The passing away of the queen at the age of 96 — after ruling and serving for 70 years — brought her mourning family together, too, including Prince Harry and Meghan Markle, who had flown in just some days prior, along with the swift ascension of her son Charles to the throne, making him King Charles III.
An interesting tradition, however, is that of the royal beekeeper informing the bees that the queen is no more. According to reports, the beekeeper has apprised the bee hives at Buckingham Palace of the queen’s death. John Chapple, the official palace beekeeper, had had to tell the bees “in hushed tones” that their new master is now King Charles III, a Daily Mail report stated.
After the queen passed away at her Balmoral residence in Scotland on Thursday, September 8, Chapple travelled to Buckingham Palace and Clarence House the following day with the news to carry out the ritual that dates back centuries and is considered to be ‘superstitious’.
The 79-year-old told MailOnline that he placed “black ribbons tied into bows on the hives” and informed the thousands of bees that their “mistress had died and that a new master would be in charge from now on”.
The reason this is done is to urge the bees “to be good to their new master”. The ritual is based on an old superstition that suggests that not telling the bees about a change in monarchy would lead to them not producing any honey, leaving the hive or even dying.
Chapple was quoted as telling the publication, “The person who has died is the master or mistress of the hives, someone important in the family who dies and you don’t get any more important than the queen, do you?
“You knock on each hive and say, ‘The mistress is dead, but don’t you go. Your master will be a good master to you’. I’ve done the hives at Clarence House and I’m now in Buckingham Palace doing their hives.”
Chapple, who has been the official palace beekeeper for 15 years, said that in Clarence House, there are two hives and in Buckingham Palace, there are five. “At this time of year each hive contains 20,000 [bees] each, maybe a bit more but I’m not very good at counting them.

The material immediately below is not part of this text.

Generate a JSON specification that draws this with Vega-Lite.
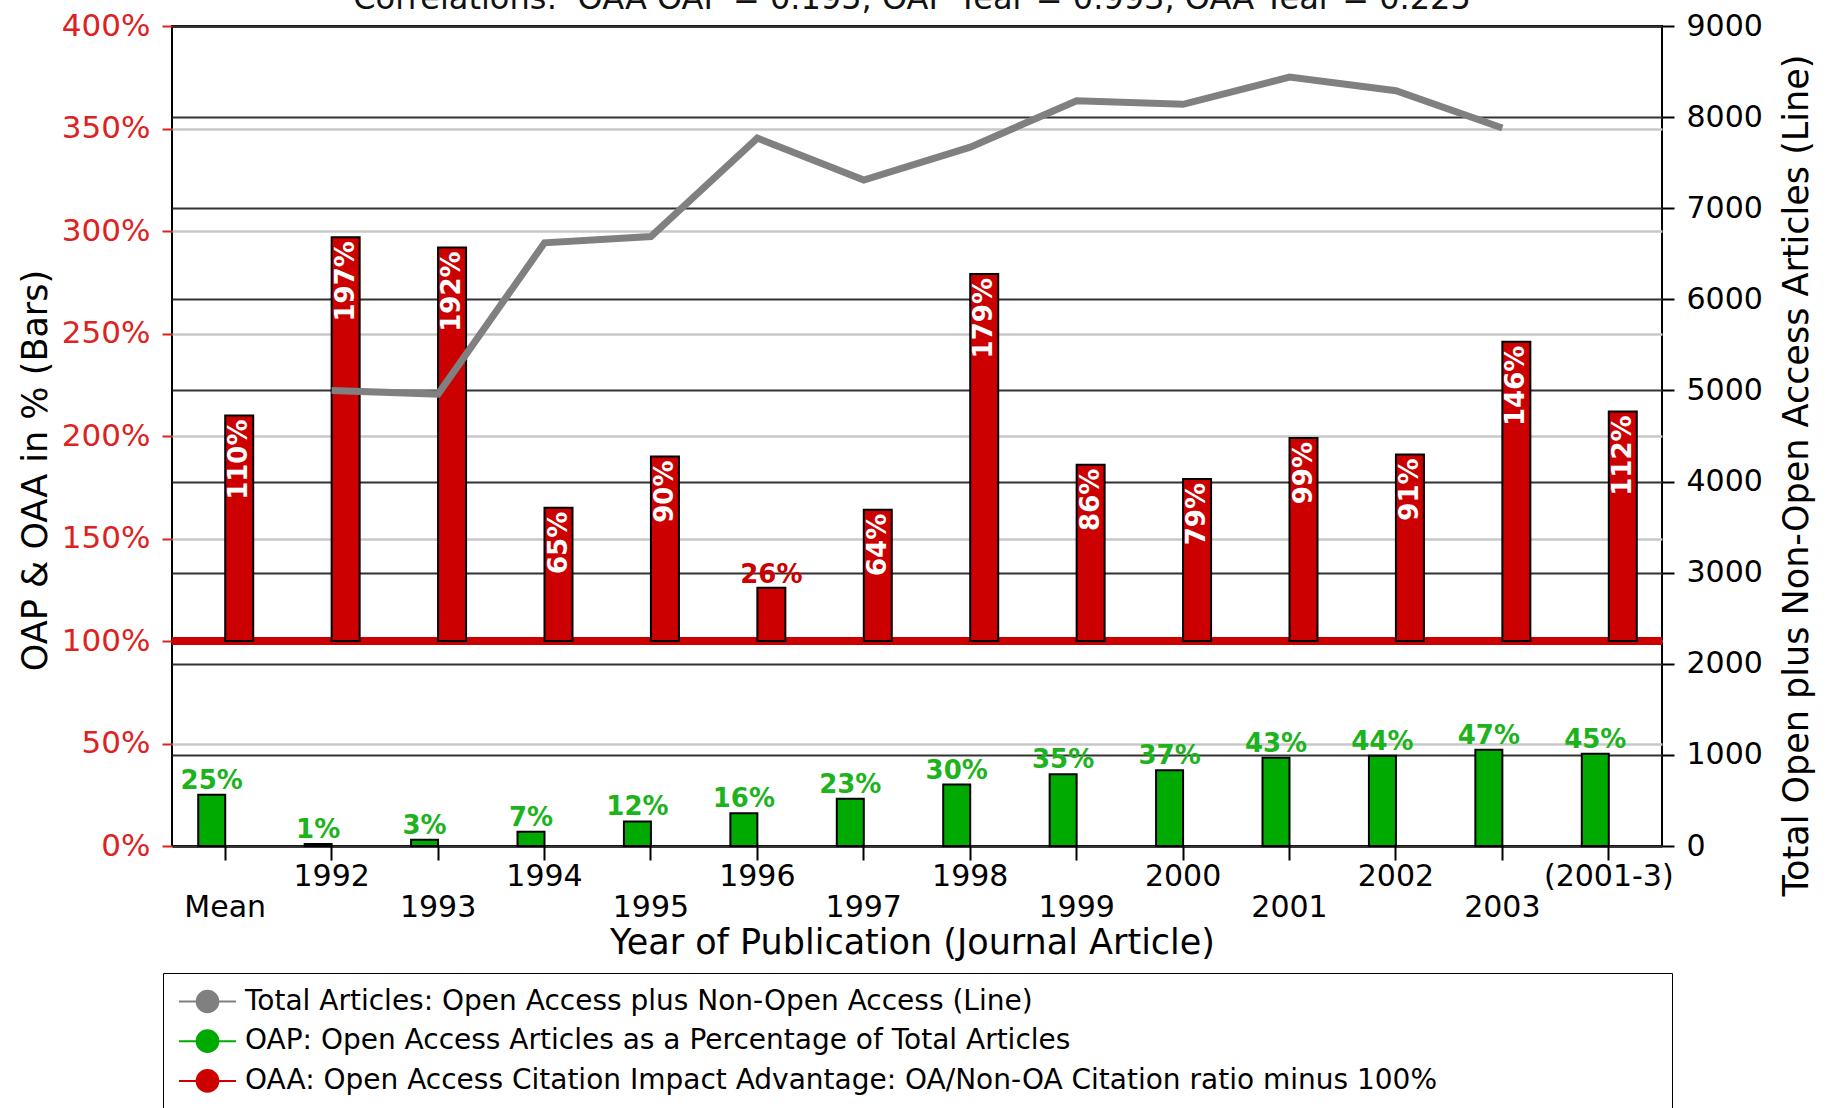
{
  "$schema": "https://vega.github.io/schema/vega-lite/v6.json",
  "width": 1490,
  "height": 820,
  "autosize": {"type": "none"},
  "padding": {"left": 172, "top": 26, "right": 173, "bottom": 262},
  "background": "white",
  "title": {
    "text": "Correlations:\u00a0 OAA OAP = 0.195, OAP Year = 0.993, OAA Year = 0.225",
    "fontSize": 32,
    "fontWeight": "normal",
    "color": "#111111",
    "anchor": "middle",
    "frame": "group",
    "baseline": "alphabetic",
    "offset": -31,
    "dx": -5
  },
  "data": {
    "values": [
      {"year": "Mean", "oap": 0.25, "oaa": 1.10, "ratio": 2.10, "total": null},
      {"year": "1992", "oap": 0.01, "oaa": 1.97, "ratio": 2.97, "total": 5000},
      {"year": "1993", "oap": 0.03, "oaa": 1.92, "ratio": 2.92, "total": 4960},
      {"year": "1994", "oap": 0.07, "oaa": 0.65, "ratio": 1.65, "total": 6620},
      {"year": "1995", "oap": 0.12, "oaa": 0.90, "ratio": 1.90, "total": 6690},
      {"year": "1996", "oap": 0.16, "oaa": 0.26, "ratio": 1.26, "total": 7770},
      {"year": "1997", "oap": 0.23, "oaa": 0.64, "ratio": 1.64, "total": 7310},
      {"year": "1998", "oap": 0.30, "oaa": 1.79, "ratio": 2.79, "total": 7670},
      {"year": "1999", "oap": 0.35, "oaa": 0.86, "ratio": 1.86, "total": 8180},
      {"year": "2000", "oap": 0.37, "oaa": 0.79, "ratio": 1.79, "total": 8140},
      {"year": "2001", "oap": 0.43, "oaa": 0.99, "ratio": 1.99, "total": 8440},
      {"year": "2002", "oap": 0.44, "oaa": 0.91, "ratio": 1.91, "total": 8290},
      {"year": "2003", "oap": 0.47, "oaa": 1.46, "ratio": 2.46, "total": 7880},
      {"year": "(2001-3)", "oap": 0.45, "oaa": 1.12, "ratio": 2.12, "total": null}
    ]
  },
  "layer": [
    {
      "layer": [
        {
          "mark": {"type": "rule", "color": "#cc0000", "strokeWidth": 7},
          "encoding": {
            "y": {
              "datum": 1, "type": "quantitative", "scale": {"domain": [0, 4], "nice": false},
              "axis": {"orient": "left", "values": [0, 0.5, 1, 1.5, 2, 2.5, 3, 3.5, 4], "format": ".0%", "title": "OAP & OAA in % (Bars)", "titleAngle": 270, "titleX": -137, "titleY": 444, "titleAlign": "center", "titleBaseline": "middle", "titleFontSize": 35, "titleFontWeight": "normal", "titleColor": "black", "labelColor": "#dd2222", "labelFontSize": 31, "labelPadding": 12, "tickColor": "#dd2222", "tickSize": 10, "tickWidth": 2, "domain": false, "grid": true, "gridColor": {"condition": {"test": "datum.value === 0 || datum.value === 4", "value": "black"}, "value": "#c8c8c8"}, "gridWidth": 2.5}
            }
          }
        },
        {
          "encoding": {
            "x": {
              "field": "year", "type": "nominal",
              "scale": {"domain": ["Mean", "1992", "1993", "1994", "1995", "1996", "1997", "1998", "1999", "2000", "2001", "2002", "2003", "(2001-3)"], "paddingInner": 0, "paddingOuter": 0},
              "axis": {"title": "Year of Publication (Journal Article)", "labelAngle": 0, "labelExpr": "indexof(['Mean','1993','1995','1997','1999','2001','2003'], datum.value) >= 0 ? [' ', datum.label] : datum.label", "labelBaseline": "top", "labelLineHeight": 31, "labelPadding": 1, "labelFontSize": 30, "labelColor": "black", "labelOverlap": false, "tickColor": "black", "tickSize": 14, "tickWidth": 2, "domain": false, "grid": false, "titleFontSize": 35, "titleFontWeight": "normal", "titleColor": "black", "titleX": 740, "titleY": 96, "titleAlign": "center", "titleBaseline": "middle"}
            }
          },
          "layer": [
            {
              "mark": {"type": "bar", "width": 27, "xOffset": -13.5, "stroke": "black", "strokeWidth": 2},
              "encoding": {
                "y": {
                  "field": "oap", "type": "quantitative", "scale": {"domain": [0, 4], "nice": false},
                  "axis": {"orient": "left", "values": [0, 0.5, 1, 1.5, 2, 2.5, 3, 3.5, 4], "format": ".0%", "title": "OAP & OAA in % (Bars)", "titleAngle": 270, "titleX": -137, "titleY": 444, "titleAlign": "center", "titleBaseline": "middle", "titleFontSize": 35, "titleFontWeight": "normal", "titleColor": "black", "labelColor": "#dd2222", "labelFontSize": 31, "labelPadding": 12, "tickColor": "#dd2222", "tickSize": 10, "tickWidth": 2, "domain": false, "grid": true, "gridColor": {"condition": {"test": "datum.value === 0 || datum.value === 4", "value": "black"}, "value": "#c8c8c8"}, "gridWidth": 2.5}
                },
                "color": {
                  "datum": "OAP: Open Access Articles as a Percentage of Total Articles",
                  "type": "nominal",
                  "scale": {
                    "domain": [
                      "Total Articles: Open Access plus Non-Open Access (Line)",
                      "OAP: Open Access Articles as a Percentage of Total Articles",
                      "OAA: Open Access Citation Impact Advantage: OA/Non-OA Citation ratio minus 100%"
                    ],
                    "range": ["#808080", "#00aa00", "#cc0000"]
                  },
                  "legend": {
                    "orient": "none",
                    "legendX": -9,
                    "legendY": 947,
                    "title": ".",
                    "titleOrient": "right",
                    "titleFontSize": 2,
                    "titleColor": "white",
                    "titlePadding": 219,
                    "symbolType": "M-1,0H1M0.38,0A0.38,0.38,0,1,1,-0.38,0A0.38,0.38,0,1,1,0.38,0Z",
                    "symbolSize": 3249,
                    "symbolStrokeWidth": 2,
                    "clipHeight": 27,
                    "labelFontSize": 28,
                    "labelOffset": 8,
                    "labelLimit": 2000,
                    "rowPadding": 10.7,
                    "padding": 15,
                    "strokeColor": "black",
                    "encode": {
                      "legend": {"update": {"strokeWidth": {"value": 2}}},
                      "symbols": {
                        "update": {
                          "fill": {"scale": "color", "field": "value"},
                          "stroke": {"scale": "color", "field": "value"},
                          "opacity": {"value": 1},
                          "fillOpacity": {"value": 1}
                        }
                      },
                      "labels": {"update": {"fill": {"signal": "datum.value === 'Total Articles: Open Access plus Non-Open Access (Line)' ? '#9a9a9a' : scale('color', datum.value)"}}}
                    }
                  }
                }
              }
            },
            {
              "mark": {"type": "bar", "width": 28, "xOffset": 14, "stroke": "black", "strokeWidth": 2},
              "encoding": {
                "y": {
                  "field": "ratio", "type": "quantitative", "scale": {"domain": [0, 4], "nice": false},
                  "axis": {"orient": "left", "values": [0, 0.5, 1, 1.5, 2, 2.5, 3, 3.5, 4], "format": ".0%", "title": "OAP & OAA in % (Bars)", "titleAngle": 270, "titleX": -137, "titleY": 444, "titleAlign": "center", "titleBaseline": "middle", "titleFontSize": 35, "titleFontWeight": "normal", "titleColor": "black", "labelColor": "#dd2222", "labelFontSize": 31, "labelPadding": 12, "tickColor": "#dd2222", "tickSize": 10, "tickWidth": 2, "domain": false, "grid": true, "gridColor": {"condition": {"test": "datum.value === 0 || datum.value === 4", "value": "black"}, "value": "#c8c8c8"}, "gridWidth": 2.5}
                },
                "y2": {"datum": 1},
                "color": {
                  "datum": "OAA: Open Access Citation Impact Advantage: OA/Non-OA Citation ratio minus 100%",
                  "type": "nominal",
                  "legend": null
                }
              }
            },
            {
              "mark": {"type": "text", "xOffset": -13.5, "dy": -6, "baseline": "alphabetic", "align": "center", "fontWeight": "bold", "fontSize": 26, "color": "#1db31d"},
              "encoding": {
                "y": {
                  "field": "oap", "type": "quantitative", "scale": {"domain": [0, 4], "nice": false},
                  "axis": {"orient": "left", "values": [0, 0.5, 1, 1.5, 2, 2.5, 3, 3.5, 4], "format": ".0%", "title": "OAP & OAA in % (Bars)", "titleAngle": 270, "titleX": -137, "titleY": 444, "titleAlign": "center", "titleBaseline": "middle", "titleFontSize": 35, "titleFontWeight": "normal", "titleColor": "black", "labelColor": "#dd2222", "labelFontSize": 31, "labelPadding": 12, "tickColor": "#dd2222", "tickSize": 10, "tickWidth": 2, "domain": false, "grid": true, "gridColor": {"condition": {"test": "datum.value === 0 || datum.value === 4", "value": "black"}, "value": "#c8c8c8"}, "gridWidth": 2.5}
                },
                "text": {"field": "oap", "type": "quantitative", "format": ".0%"}
              }
            },
            {
              "transform": [{"filter": "datum.oaa >= 0.5"}],
              "mark": {"type": "text", "xOffset": 14, "dx": -4, "angle": 270, "baseline": "middle", "align": "right", "fontWeight": "bold", "fontSize": 26, "color": "white"},
              "encoding": {
                "y": {
                  "field": "ratio", "type": "quantitative", "scale": {"domain": [0, 4], "nice": false},
                  "axis": {"orient": "left", "values": [0, 0.5, 1, 1.5, 2, 2.5, 3, 3.5, 4], "format": ".0%", "title": "OAP & OAA in % (Bars)", "titleAngle": 270, "titleX": -137, "titleY": 444, "titleAlign": "center", "titleBaseline": "middle", "titleFontSize": 35, "titleFontWeight": "normal", "titleColor": "black", "labelColor": "#dd2222", "labelFontSize": 31, "labelPadding": 12, "tickColor": "#dd2222", "tickSize": 10, "tickWidth": 2, "domain": false, "grid": true, "gridColor": {"condition": {"test": "datum.value === 0 || datum.value === 4", "value": "black"}, "value": "#c8c8c8"}, "gridWidth": 2.5}
                },
                "text": {"field": "oaa", "type": "quantitative", "format": ".0%"}
              }
            },
            {
              "transform": [{"filter": "datum.oaa < 0.5"}],
              "mark": {"type": "text", "xOffset": 14, "dy": -5, "baseline": "alphabetic", "align": "center", "fontWeight": "bold", "fontSize": 26, "color": "#cc0000"},
              "encoding": {
                "y": {
                  "field": "ratio", "type": "quantitative", "scale": {"domain": [0, 4], "nice": false},
                  "axis": {"orient": "left", "values": [0, 0.5, 1, 1.5, 2, 2.5, 3, 3.5, 4], "format": ".0%", "title": "OAP & OAA in % (Bars)", "titleAngle": 270, "titleX": -137, "titleY": 444, "titleAlign": "center", "titleBaseline": "middle", "titleFontSize": 35, "titleFontWeight": "normal", "titleColor": "black", "labelColor": "#dd2222", "labelFontSize": 31, "labelPadding": 12, "tickColor": "#dd2222", "tickSize": 10, "tickWidth": 2, "domain": false, "grid": true, "gridColor": {"condition": {"test": "datum.value === 0 || datum.value === 4", "value": "black"}, "value": "#c8c8c8"}, "gridWidth": 2.5}
                },
                "text": {"field": "oaa", "type": "quantitative", "format": ".0%"}
              }
            }
          ]
        }
      ]
    },
    {
      "mark": {"type": "line", "strokeWidth": 7},
      "encoding": {
        "x": {
          "field": "year", "type": "nominal",
          "scale": {"domain": ["Mean", "1992", "1993", "1994", "1995", "1996", "1997", "1998", "1999", "2000", "2001", "2002", "2003", "(2001-3)"], "paddingInner": 0, "paddingOuter": 0},
          "axis": {"title": "Year of Publication (Journal Article)", "labelAngle": 0, "labelExpr": "indexof(['Mean','1993','1995','1997','1999','2001','2003'], datum.value) >= 0 ? [' ', datum.label] : datum.label", "labelBaseline": "top", "labelLineHeight": 31, "labelPadding": 1, "labelFontSize": 30, "labelColor": "black", "labelOverlap": false, "tickColor": "black", "tickSize": 14, "tickWidth": 2, "domain": false, "grid": false, "titleFontSize": 35, "titleFontWeight": "normal", "titleColor": "black", "titleX": 740, "titleY": 96, "titleAlign": "center", "titleBaseline": "middle"}
        },
        "y": {
          "field": "total",
          "type": "quantitative",
          "scale": {"domain": [0, 9000], "nice": false},
          "axis": {"orient": "right", "values": [0, 1000, 2000, 3000, 4000, 5000, 6000, 7000, 8000, 9000], "format": "d", "title": "Total Open plus Non-Open Access Articles (Line)", "titleAngle": 270, "titleX": 134, "titleY": 449, "titleAlign": "center", "titleBaseline": "middle", "titleFontSize": 35, "titleFontWeight": "normal", "titleColor": "black", "labelColor": "black", "labelFontSize": 30, "labelPadding": 12, "tickColor": "black", "tickSize": 12, "tickWidth": 2, "domain": false, "grid": true, "gridColor": "#333333", "gridWidth": 2}
        },
        "color": {
          "datum": "Total Articles: Open Access plus Non-Open Access (Line)",
          "type": "nominal",
          "legend": null
        }
      }
    }
  ],
  "resolve": {"scale": {"y": "independent"}},
  "config": {
    "font": "DejaVu Sans",
    "view": {"stroke": "black", "strokeWidth": 2}
  }
}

It’s over a million in the summer.”
He added that it has been “a wonderful privilege” to work for the queen, and now he hopes to continue to take care of the bees under the king’s reign. “I hope they still want to keep the bees on their premises,” Chapple said.
“They might say, take them away but I don’t think that will [be] happening though really you never know. It’s up to the new tenant of Buckingham Palace.”